» **Brief**: Starting at the first line of the data, please print exactly those lines through the one that holds "Y_MIN, Y_MAX = -6.03, 2.53", omitting every picture.

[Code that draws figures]
◆ ◆ ◆ ◆

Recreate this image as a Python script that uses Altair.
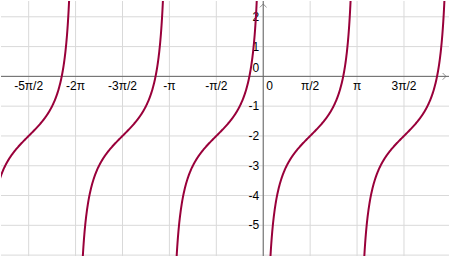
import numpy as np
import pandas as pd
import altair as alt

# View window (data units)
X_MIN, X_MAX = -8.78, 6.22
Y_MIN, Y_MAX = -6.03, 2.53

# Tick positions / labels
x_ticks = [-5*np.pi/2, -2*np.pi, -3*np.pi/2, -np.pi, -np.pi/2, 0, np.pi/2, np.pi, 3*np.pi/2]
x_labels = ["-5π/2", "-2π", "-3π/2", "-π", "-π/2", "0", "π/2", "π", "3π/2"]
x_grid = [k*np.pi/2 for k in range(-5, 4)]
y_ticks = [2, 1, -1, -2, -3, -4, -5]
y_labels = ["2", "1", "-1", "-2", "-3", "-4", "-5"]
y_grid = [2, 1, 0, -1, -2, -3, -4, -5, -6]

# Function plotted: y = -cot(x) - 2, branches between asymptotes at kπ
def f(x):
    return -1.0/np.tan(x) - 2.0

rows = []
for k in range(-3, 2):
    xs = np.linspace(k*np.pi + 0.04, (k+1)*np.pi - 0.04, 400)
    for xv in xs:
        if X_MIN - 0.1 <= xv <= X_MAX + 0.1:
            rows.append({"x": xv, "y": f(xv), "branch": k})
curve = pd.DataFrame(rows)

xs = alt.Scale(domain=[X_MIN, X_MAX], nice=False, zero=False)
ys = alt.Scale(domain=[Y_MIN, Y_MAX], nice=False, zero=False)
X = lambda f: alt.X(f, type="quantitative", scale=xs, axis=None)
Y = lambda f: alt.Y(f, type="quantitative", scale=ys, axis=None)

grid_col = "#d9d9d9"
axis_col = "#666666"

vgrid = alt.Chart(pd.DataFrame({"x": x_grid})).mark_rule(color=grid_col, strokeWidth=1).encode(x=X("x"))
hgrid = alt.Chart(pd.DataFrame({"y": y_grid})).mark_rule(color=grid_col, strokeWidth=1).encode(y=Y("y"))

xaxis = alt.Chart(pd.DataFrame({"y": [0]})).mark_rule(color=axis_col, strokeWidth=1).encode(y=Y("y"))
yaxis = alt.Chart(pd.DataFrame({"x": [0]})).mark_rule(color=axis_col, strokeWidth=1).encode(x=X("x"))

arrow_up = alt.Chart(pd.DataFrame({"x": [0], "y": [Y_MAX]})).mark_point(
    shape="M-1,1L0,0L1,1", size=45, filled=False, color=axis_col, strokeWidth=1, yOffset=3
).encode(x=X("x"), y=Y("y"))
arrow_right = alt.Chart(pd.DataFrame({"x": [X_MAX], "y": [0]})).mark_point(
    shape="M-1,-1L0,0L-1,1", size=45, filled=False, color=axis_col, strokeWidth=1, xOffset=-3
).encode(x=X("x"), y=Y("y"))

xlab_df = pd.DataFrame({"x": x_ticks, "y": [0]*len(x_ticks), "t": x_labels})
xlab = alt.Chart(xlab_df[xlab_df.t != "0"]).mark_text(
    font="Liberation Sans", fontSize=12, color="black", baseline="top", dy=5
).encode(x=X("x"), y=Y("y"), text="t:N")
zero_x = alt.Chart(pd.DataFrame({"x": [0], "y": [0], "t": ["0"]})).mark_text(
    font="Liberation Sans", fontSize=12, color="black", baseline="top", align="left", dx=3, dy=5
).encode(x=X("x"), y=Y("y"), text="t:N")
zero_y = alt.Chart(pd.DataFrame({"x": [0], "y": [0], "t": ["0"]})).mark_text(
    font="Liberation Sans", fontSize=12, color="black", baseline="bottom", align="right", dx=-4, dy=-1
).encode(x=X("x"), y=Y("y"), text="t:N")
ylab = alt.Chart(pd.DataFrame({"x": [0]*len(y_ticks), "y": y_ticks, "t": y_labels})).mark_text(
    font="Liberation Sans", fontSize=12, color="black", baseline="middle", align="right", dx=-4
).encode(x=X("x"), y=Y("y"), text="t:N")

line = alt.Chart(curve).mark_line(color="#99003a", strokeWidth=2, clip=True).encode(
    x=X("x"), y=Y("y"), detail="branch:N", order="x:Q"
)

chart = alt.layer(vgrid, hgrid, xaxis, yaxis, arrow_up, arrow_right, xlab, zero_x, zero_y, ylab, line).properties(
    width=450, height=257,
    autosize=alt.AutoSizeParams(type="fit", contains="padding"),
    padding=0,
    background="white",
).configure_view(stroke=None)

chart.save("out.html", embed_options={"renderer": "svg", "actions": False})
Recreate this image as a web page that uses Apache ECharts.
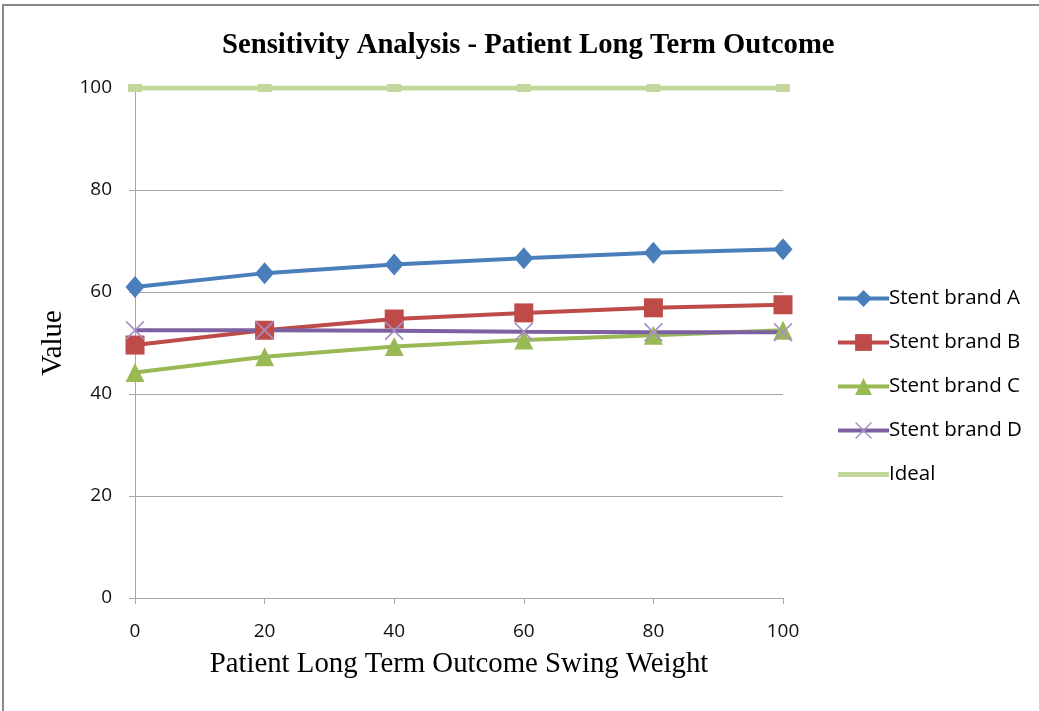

◆ ◆ ◆ ◆

» **Worked answer**:
Recreate this image as a Python script that uses Altair.
import numpy as np
import pandas as pd
import altair as alt

# View window (data units)
X_MIN, X_MAX = -8.78, 6.22
Y_MIN, Y_MAX = -6.03, 2.53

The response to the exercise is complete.